The syncronization on the master side is easier as it enables the RX dma when the TX has finished. 

Your solution is fine, but I think there are a chance of delays before a complete request could be assembled. Let's say some garbage data has arrived first. Part of a message will be pulled in with HT/TC, and the remaining part will start to be transferred by DMA to the receive buffer but it may be too few bytes to trigger a HT/TC. We then have to wait till the next request transmission.
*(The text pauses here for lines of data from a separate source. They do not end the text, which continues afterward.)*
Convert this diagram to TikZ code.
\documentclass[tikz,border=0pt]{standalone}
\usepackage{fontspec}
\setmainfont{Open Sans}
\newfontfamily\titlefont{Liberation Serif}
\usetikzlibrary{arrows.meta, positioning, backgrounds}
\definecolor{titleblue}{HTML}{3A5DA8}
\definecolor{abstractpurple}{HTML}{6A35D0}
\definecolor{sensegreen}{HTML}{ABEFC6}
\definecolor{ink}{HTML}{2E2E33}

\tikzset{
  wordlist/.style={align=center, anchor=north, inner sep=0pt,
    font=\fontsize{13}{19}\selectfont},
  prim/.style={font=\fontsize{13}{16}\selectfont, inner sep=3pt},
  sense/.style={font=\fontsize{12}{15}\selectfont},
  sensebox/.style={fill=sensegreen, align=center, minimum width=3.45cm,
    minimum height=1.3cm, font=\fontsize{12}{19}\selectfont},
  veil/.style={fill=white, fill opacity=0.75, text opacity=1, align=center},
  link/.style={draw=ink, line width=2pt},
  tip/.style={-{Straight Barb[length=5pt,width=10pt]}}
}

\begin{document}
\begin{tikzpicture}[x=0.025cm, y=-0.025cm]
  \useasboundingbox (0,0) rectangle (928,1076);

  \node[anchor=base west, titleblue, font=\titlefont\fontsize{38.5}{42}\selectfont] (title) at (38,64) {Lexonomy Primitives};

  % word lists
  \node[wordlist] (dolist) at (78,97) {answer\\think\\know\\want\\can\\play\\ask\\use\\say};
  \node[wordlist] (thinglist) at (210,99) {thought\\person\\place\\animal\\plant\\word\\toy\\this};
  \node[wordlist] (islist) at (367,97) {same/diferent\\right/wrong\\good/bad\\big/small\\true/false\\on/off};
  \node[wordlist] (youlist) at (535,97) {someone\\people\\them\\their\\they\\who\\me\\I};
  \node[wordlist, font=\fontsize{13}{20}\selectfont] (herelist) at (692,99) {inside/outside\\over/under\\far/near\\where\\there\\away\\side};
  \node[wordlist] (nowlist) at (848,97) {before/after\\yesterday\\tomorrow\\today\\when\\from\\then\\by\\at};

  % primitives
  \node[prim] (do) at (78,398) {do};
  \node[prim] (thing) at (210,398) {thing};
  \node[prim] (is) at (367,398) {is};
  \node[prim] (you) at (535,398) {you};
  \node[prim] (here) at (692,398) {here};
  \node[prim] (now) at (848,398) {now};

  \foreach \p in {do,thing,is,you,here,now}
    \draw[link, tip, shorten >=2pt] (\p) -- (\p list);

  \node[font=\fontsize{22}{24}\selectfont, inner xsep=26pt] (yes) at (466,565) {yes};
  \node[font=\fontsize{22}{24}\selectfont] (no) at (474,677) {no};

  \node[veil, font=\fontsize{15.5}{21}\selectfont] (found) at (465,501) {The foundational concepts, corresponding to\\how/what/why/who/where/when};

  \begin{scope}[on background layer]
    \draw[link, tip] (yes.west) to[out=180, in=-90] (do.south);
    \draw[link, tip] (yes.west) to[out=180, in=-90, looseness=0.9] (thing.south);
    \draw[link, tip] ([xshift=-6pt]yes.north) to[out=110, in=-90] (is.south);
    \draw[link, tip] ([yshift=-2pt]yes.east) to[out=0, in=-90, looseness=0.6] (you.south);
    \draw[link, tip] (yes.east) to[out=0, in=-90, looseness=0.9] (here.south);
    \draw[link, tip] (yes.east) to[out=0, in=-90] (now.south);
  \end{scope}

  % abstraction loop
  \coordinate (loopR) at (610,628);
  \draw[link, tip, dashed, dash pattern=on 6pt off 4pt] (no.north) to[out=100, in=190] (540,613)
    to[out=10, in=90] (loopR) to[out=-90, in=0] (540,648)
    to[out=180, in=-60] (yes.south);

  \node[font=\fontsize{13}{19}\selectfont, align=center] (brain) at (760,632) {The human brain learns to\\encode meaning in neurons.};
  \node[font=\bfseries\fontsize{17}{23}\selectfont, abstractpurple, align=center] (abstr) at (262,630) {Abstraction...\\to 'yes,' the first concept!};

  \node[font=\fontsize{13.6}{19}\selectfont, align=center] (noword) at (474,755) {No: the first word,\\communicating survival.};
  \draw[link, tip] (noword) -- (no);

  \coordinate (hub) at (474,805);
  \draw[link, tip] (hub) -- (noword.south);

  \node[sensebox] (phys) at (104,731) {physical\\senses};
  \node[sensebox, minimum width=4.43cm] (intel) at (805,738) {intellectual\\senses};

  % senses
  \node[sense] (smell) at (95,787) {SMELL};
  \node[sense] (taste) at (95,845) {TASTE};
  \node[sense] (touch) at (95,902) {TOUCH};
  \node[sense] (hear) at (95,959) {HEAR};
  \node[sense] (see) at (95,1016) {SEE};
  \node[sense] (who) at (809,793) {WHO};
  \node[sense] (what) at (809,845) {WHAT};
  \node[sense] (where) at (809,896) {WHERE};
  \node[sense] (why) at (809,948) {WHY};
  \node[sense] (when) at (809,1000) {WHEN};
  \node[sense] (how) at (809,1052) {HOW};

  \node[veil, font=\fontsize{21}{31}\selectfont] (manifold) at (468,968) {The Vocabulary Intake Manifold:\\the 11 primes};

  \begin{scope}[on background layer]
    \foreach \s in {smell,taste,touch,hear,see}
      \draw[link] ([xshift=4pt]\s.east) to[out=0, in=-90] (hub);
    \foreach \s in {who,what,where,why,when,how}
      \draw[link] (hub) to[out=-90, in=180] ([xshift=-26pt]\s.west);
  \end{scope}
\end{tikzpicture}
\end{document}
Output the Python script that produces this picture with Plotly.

Or is it possible to use the timeout to examine the buffer to see if we have a complete message?

jpeacock2399
Associate II
Posted on May 21, 2013 at 21:43

One solution would be to buffer everything on RX into a circular buffer, and then look for framing characters around your response.  That guarantees you receive an entire message.

If there's no framing then it gets complicated.  Set up a circular buffer with room for two messages and let it run constantly.  At the end of TX look at where the RX NDTR register is.  That's your frame mark for the start of the incoming message.  You'll have to adjust for buffer wrap.

Since you don't have a clean RX you can't count on the TC interrupt.  You'll have to use timers to periodically poll the RX NDTR to determine if your message has arrived.  If you know the length and transmission rate you should be able to get close to when it should finish before polling.

Another solution (for point to point) is to simply use the hardware handshaking pins between the two ports.  Assert RTS when you are ready to receive, deassert when the message arrives.  Tie the RTS to the CTS on the other side, and vice versa.  The USART does the flow control in hardware.  USART TX will automatically stall until the other side is ready to receive.

The clean solution is to tie the serial RX input to a timer capture pin.  Set up the timer to reset whenver a capture occurs.  Load the timer with twice the maximum time between characters in the message.  When the timer overflows that's an inter-message idle gap that frames your message.  The Modbus serial protocol in binary mode works this way to frame messages.  I use it for high speed RS-485 RX DMA with variable length messages.  But it requires a hardware change, allocating a timer that supports capture reset (I use TIM9).